(WORK REQUIRED)
Do not repeat pictures. Repeat exactly the lines of the listing below from its first line through the line with "from matplotlib.lines import Line2D".

(SUPPLIED INFORMATION)
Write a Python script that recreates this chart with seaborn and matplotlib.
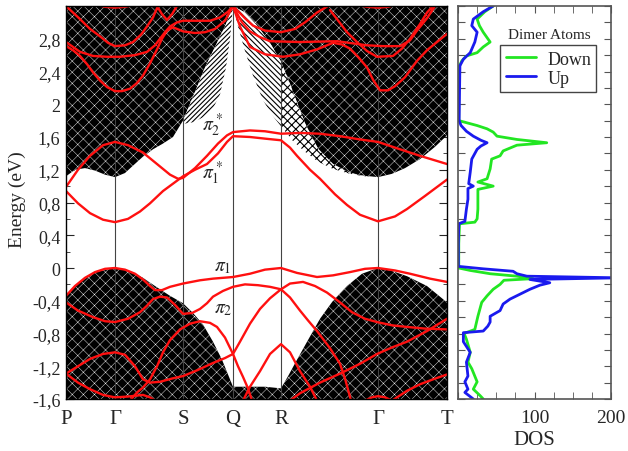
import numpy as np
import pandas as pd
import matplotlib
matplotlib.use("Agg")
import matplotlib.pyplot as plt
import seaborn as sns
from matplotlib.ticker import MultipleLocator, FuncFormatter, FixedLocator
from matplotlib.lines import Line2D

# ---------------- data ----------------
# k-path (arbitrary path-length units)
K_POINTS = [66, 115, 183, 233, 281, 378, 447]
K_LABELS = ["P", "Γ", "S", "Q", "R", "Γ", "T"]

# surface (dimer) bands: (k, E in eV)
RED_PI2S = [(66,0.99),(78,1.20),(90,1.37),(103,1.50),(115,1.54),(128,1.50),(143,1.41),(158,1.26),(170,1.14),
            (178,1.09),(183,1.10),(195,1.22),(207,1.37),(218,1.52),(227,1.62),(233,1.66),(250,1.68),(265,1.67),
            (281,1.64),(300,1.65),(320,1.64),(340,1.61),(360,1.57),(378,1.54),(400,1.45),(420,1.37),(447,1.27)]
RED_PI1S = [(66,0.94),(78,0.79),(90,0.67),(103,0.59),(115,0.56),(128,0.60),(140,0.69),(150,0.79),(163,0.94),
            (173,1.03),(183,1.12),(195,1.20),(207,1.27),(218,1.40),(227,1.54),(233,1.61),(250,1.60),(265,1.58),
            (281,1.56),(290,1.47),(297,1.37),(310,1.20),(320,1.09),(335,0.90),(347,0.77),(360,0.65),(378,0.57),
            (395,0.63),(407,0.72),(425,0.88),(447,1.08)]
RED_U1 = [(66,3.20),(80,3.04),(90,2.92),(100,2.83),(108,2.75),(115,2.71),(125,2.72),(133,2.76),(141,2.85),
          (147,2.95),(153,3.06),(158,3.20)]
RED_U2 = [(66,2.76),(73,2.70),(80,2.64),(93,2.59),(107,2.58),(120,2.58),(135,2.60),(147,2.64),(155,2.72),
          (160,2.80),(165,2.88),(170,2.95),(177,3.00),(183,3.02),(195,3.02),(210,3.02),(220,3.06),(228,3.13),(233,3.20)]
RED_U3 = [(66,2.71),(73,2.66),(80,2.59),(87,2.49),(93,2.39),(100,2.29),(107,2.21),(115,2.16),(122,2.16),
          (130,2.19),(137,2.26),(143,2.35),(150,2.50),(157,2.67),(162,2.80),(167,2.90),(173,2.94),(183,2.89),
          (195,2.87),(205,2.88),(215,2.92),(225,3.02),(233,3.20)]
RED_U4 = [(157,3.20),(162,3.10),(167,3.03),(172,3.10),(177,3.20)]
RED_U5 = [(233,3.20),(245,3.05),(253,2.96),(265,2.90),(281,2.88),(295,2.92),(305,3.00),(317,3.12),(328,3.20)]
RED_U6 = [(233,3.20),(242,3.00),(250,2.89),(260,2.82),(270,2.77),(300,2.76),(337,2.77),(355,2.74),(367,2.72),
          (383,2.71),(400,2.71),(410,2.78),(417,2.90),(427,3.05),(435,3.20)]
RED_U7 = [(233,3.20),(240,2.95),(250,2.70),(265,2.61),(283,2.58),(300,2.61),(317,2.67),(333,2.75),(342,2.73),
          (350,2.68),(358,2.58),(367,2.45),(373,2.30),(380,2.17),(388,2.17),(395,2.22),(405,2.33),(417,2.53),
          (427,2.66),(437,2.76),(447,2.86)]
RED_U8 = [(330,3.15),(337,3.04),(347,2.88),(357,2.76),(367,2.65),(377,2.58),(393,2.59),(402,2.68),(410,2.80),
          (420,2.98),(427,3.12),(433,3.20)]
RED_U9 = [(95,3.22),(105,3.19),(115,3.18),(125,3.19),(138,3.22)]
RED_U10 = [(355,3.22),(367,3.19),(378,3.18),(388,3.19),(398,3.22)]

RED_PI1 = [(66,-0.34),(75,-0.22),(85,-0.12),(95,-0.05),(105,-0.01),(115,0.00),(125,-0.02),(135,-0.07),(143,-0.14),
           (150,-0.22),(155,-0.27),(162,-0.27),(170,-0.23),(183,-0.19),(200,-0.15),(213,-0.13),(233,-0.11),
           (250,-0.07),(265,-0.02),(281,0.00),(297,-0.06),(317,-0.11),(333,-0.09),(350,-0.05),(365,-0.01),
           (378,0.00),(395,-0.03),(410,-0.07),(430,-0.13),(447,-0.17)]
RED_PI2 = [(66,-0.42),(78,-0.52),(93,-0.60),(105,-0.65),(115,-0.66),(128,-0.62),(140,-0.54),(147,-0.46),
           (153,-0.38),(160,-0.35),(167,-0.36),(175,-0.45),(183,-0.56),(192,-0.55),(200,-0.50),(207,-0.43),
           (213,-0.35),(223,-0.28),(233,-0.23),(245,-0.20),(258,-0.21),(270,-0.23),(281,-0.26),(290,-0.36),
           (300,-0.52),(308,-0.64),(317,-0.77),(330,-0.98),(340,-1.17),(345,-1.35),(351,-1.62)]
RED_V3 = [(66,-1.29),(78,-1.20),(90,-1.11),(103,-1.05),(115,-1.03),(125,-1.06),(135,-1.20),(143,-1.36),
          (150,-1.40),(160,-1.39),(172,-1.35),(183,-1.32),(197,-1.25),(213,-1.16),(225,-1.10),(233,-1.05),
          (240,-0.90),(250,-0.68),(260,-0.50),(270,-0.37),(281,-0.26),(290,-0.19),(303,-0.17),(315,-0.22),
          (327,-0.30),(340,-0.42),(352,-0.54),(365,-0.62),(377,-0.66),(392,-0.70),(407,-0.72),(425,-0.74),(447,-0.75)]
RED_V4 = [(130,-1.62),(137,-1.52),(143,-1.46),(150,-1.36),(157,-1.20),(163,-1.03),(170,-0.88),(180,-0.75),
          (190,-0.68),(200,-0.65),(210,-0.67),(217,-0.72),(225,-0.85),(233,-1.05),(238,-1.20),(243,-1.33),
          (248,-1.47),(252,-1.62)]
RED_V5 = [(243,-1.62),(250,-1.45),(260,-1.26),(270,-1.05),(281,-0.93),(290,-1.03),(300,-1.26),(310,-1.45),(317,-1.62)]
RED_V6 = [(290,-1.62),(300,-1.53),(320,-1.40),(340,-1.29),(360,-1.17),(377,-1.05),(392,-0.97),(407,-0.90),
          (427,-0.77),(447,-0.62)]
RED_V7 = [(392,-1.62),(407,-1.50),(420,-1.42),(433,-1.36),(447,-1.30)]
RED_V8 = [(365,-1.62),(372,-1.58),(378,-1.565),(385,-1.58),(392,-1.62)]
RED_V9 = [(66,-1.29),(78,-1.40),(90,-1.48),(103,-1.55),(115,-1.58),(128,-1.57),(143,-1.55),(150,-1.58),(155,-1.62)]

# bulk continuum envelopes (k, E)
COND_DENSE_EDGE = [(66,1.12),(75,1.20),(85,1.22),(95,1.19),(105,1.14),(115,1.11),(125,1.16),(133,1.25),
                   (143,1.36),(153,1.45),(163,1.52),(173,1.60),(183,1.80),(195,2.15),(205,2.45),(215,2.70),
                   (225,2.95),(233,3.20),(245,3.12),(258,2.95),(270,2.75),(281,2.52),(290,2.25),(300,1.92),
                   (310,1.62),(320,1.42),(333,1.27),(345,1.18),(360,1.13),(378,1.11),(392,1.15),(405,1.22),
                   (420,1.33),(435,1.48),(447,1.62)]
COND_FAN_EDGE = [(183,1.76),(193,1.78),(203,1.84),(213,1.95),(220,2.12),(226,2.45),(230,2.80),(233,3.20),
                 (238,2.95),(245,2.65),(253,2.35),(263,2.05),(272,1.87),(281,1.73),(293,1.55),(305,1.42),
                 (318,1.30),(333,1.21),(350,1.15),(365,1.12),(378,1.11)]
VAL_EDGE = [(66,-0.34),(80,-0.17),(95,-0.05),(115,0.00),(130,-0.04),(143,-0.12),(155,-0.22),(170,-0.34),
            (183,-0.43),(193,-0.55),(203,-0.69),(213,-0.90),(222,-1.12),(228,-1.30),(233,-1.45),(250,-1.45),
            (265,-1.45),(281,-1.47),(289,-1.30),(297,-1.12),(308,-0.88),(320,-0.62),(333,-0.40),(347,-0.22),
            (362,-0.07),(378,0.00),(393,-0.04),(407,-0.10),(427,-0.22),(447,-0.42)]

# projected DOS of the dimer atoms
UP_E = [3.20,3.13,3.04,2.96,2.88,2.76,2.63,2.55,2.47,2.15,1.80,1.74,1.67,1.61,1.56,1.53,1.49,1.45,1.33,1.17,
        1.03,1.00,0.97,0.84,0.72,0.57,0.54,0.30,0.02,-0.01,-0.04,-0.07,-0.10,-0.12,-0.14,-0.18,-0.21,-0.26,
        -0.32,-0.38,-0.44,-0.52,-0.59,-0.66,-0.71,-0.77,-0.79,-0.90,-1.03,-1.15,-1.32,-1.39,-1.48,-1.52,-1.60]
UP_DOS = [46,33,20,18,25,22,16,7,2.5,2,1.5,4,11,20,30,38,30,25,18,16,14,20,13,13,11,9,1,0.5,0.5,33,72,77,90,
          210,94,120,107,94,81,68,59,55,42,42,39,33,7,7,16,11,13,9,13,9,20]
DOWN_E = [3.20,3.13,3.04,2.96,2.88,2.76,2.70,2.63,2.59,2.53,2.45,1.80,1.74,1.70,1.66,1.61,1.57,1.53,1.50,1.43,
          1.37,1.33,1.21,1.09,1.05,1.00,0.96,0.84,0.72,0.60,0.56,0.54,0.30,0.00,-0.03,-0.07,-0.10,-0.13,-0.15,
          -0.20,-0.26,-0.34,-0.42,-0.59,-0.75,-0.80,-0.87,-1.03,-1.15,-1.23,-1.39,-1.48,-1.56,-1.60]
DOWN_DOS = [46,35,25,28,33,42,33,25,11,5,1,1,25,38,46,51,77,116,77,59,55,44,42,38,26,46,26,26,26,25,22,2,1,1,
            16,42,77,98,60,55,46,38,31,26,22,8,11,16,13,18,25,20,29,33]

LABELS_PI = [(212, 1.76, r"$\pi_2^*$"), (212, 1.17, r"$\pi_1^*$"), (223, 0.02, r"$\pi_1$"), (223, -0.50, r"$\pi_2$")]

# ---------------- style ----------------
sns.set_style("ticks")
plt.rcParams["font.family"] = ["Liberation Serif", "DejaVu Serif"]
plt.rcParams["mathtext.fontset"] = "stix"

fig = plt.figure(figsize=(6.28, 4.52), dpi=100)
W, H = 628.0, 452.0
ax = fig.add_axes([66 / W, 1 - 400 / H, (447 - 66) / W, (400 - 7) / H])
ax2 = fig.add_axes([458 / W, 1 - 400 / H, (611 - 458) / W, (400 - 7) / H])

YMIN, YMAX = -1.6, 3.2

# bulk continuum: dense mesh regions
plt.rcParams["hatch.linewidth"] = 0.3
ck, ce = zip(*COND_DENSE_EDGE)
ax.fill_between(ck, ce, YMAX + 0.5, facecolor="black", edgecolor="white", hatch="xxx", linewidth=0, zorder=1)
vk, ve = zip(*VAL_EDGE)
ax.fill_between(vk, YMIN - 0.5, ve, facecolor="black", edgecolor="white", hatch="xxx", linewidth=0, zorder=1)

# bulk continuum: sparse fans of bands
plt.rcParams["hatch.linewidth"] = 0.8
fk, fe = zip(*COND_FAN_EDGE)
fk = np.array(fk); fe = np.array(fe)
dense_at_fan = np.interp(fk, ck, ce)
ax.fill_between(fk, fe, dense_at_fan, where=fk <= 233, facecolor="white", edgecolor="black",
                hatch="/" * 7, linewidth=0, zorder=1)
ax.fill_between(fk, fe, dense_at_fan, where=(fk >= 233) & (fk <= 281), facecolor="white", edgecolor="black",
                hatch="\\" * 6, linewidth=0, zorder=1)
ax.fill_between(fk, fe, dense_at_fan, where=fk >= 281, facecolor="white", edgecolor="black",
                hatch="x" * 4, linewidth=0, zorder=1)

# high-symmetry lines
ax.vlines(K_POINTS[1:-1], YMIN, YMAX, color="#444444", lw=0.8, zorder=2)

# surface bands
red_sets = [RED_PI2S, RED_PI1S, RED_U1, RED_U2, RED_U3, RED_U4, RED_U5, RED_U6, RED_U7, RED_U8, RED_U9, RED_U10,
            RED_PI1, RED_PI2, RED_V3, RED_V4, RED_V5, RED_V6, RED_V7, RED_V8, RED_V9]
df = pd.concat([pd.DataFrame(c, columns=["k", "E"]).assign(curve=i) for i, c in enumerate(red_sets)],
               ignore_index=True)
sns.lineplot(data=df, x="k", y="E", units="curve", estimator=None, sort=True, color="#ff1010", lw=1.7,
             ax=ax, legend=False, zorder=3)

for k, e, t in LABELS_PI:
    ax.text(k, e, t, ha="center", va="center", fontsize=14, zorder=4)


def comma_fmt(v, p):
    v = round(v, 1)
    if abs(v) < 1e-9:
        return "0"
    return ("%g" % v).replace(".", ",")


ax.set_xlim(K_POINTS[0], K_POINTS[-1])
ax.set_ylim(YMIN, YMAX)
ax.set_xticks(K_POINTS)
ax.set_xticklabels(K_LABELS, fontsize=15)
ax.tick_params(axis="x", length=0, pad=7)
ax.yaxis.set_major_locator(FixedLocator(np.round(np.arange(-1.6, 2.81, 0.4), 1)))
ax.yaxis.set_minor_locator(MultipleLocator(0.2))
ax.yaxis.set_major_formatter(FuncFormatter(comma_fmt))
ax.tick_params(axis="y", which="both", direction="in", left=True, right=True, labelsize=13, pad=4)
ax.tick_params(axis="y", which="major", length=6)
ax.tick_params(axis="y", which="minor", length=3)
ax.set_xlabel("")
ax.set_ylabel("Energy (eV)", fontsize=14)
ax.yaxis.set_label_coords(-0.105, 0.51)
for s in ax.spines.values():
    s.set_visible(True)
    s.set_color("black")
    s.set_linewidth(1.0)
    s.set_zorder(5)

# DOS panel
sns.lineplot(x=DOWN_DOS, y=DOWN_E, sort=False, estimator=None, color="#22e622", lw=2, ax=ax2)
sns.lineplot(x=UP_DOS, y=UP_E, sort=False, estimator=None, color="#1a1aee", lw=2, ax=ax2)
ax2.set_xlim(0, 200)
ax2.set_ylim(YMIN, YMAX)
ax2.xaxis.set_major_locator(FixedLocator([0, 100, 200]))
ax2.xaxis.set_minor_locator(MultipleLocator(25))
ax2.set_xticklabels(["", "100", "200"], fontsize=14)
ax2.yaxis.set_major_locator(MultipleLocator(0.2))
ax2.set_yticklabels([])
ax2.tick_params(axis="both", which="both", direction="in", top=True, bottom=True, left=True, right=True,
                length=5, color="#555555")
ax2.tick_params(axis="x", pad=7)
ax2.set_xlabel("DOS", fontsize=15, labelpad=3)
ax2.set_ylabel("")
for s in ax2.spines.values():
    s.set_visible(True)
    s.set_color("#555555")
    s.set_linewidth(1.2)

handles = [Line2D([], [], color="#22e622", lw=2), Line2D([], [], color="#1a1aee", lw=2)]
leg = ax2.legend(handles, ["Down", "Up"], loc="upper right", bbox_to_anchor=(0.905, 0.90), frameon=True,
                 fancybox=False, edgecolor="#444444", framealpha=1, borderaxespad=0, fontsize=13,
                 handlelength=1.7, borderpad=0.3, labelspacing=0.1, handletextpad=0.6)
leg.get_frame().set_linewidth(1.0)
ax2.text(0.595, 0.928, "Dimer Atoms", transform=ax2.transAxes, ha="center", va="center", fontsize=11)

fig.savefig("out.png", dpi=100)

(CORRECT RESPONSE)
Write a Python script that recreates this chart with seaborn and matplotlib.
import numpy as np
import pandas as pd
import matplotlib
matplotlib.use("Agg")
import matplotlib.pyplot as plt
import seaborn as sns
from matplotlib.ticker import MultipleLocator, FuncFormatter, FixedLocator
from matplotlib.lines import Line2D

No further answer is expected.